Comment Re:Courage, it didn't come, doesn't matter (Score 1) 551

I kind of agree with you, but I think a lot of people don't really care about huge innovations in the smartphone space anymore. The smartphone market is mature, stable and relatively saturated now. Every man and his dog owns one. In the first few years of iOS and Android devices, obviously huge innovations and gains were being made every year. But the phones on the market are all damn good. I struggle to think of anything that would be a massive life-changing improvement these days. So I'm fine with just seeing incremental improvements each year. It's a bit like cars - this year's Toyota is not radically different to last year's, but no-one really expects otherwise.

I think if someone is going to have to come up with an entirely new product category before we see huge innovations again. Apple tried with the Watch, and it's been modestly successful, but let's face it, a lot of people just don't wear watches.

Comment No, not really (Score 1) 385

I haven't really used optical media at all in at least five years, now that I think about it. For general 'moving data about' purposes, cloud services (Google Drive/Dropbox etc.) or USB sticks work well. For backups, external hard drives (or internal hard drives placed into a NAS) are cheap and large enough now to be the best option, even though they too might fail (so don't have only one backup!)

I think the only time I ever use an optical drive now is when reformatting a machine or setting a new one up - on occasion I might want to DBAN the drive or use some other kind of recovery utility on a bootable CD/DVD that I burnt years ago and can't be bothered making a bootable USB for.

Comment Re:Famous words... (Score 4, Insightful) 264

IMO best combination is PC plus whatever Nintendo console is out at the time. Obviously Nintendo games are never going to come out on another platform, so you need that console for your Marios and your Zeldas etc. But most (maybe 75-80%) of games that come out for one or both of the other two consoles tend to come out on PC as well. So I think if you are restricting yourself to two devices total, PC+Nintendo casts the widest net in terms of 'having the most games available to me'.

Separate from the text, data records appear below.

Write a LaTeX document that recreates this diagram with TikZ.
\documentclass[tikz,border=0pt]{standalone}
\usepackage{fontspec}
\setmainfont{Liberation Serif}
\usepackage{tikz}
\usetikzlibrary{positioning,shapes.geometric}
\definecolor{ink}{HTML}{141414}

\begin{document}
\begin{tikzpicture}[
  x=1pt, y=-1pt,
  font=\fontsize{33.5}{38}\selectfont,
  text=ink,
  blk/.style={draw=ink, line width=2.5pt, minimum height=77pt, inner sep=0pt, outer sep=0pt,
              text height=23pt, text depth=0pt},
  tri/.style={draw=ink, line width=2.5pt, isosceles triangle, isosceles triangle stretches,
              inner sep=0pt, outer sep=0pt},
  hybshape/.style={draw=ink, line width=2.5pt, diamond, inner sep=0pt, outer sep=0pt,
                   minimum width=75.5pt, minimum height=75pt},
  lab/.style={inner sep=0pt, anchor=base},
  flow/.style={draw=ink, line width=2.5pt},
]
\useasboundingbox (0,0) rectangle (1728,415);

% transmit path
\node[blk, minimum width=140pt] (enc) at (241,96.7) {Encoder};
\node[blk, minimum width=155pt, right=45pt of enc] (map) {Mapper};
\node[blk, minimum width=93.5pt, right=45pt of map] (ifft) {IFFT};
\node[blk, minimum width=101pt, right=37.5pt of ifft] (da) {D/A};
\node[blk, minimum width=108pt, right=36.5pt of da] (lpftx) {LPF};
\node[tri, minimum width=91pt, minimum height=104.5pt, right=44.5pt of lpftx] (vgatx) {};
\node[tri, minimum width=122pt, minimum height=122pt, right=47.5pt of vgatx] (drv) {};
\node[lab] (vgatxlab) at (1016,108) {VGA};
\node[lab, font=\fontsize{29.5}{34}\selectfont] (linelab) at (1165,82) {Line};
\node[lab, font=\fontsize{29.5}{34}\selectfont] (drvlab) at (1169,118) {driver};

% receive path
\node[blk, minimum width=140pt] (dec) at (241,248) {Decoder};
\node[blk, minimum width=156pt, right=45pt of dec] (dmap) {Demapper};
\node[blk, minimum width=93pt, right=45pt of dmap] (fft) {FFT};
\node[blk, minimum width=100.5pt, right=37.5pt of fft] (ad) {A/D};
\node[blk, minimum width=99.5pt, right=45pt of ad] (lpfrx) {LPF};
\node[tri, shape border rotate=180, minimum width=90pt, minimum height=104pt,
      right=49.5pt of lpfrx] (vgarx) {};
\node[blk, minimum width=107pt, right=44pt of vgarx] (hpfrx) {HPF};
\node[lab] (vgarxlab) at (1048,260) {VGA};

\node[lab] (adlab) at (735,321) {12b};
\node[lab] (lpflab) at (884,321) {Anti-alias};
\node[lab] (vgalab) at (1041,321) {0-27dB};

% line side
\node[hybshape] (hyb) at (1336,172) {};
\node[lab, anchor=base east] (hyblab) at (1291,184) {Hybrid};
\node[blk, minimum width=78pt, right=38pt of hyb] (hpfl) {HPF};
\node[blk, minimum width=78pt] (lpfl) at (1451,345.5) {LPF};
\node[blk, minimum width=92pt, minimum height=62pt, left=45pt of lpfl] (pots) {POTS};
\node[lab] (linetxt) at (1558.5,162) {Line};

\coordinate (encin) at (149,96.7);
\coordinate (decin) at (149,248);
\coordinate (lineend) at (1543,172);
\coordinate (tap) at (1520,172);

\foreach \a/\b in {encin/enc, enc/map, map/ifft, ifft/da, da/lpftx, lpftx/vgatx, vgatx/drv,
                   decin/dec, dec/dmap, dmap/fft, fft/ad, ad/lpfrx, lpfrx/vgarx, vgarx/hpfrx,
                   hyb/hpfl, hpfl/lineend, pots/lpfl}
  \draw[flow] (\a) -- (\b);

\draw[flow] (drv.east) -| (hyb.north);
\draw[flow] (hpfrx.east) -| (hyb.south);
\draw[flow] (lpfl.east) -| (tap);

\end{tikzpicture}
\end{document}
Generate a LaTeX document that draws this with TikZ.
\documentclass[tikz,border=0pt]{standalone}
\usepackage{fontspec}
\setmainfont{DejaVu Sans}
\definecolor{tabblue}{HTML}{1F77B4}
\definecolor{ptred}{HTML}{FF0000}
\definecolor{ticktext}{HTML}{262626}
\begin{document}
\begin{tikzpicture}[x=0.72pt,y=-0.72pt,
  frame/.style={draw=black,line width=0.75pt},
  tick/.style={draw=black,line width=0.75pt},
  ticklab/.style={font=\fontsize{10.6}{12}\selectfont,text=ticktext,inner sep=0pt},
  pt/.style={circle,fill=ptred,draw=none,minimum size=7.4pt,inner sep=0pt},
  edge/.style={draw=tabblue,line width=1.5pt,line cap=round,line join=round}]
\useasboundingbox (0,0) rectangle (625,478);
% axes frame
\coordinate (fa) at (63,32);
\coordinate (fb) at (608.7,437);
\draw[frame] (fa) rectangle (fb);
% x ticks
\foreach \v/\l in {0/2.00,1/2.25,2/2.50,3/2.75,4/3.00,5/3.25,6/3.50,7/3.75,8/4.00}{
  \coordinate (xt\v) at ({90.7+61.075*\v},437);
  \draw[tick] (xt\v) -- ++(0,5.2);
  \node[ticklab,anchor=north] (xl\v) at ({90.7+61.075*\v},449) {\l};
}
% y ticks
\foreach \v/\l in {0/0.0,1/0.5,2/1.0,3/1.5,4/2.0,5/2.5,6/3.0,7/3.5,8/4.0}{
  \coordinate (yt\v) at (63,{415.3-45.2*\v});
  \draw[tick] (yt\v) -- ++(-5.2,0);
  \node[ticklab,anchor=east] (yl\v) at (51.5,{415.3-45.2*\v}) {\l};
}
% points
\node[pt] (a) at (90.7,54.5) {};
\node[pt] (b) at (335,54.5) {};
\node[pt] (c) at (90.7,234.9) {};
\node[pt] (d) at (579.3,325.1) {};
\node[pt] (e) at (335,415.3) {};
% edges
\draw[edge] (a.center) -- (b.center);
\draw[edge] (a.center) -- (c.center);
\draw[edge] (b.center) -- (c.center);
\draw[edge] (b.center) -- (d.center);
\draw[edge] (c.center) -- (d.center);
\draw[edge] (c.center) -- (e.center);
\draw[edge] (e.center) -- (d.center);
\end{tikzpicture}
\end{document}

Comment Re:Famous words... (Score 1) 264

This is kind of a middle ground between traditional consoles and PCs. The advantage for developing for console is that you have a known, fixed hardware and software environment to target, rather than the thousands of combinations of OS/firmware/hardware/drivers on the PC platform. The advantage of consoles for consumers have traditionally been that they are (1) easier to setup and use (especially if you aren't particularly 'good with computers') and guaranteed to run the games that you buy; and (2) can be played on your big TV with nice comfy couch.

Advantage (2) is being eroded recently since TVs can all accept PC input these days (via HDMI) and the availability of cheap devices like Steamlink that allow you to run the game on powerful PC hardware elsewhere in the home and stream gameplay to the living room TV with minimal lag. Pre-built Steam boxes are also a threat. So an approach like this allows Microsoft to compete in the "I want an easy to use device that allows me to play while sitting on my couch" console market while also having a range of products that vary in price and performance, so you can still get PC-like cutting edge performance if you want. And it's still easier for devs too - sure they might now have to target and test three or four different 'Xbox' variants, but each one of those is a known quantity and it's a far cry from the multitude of possible PC configurations.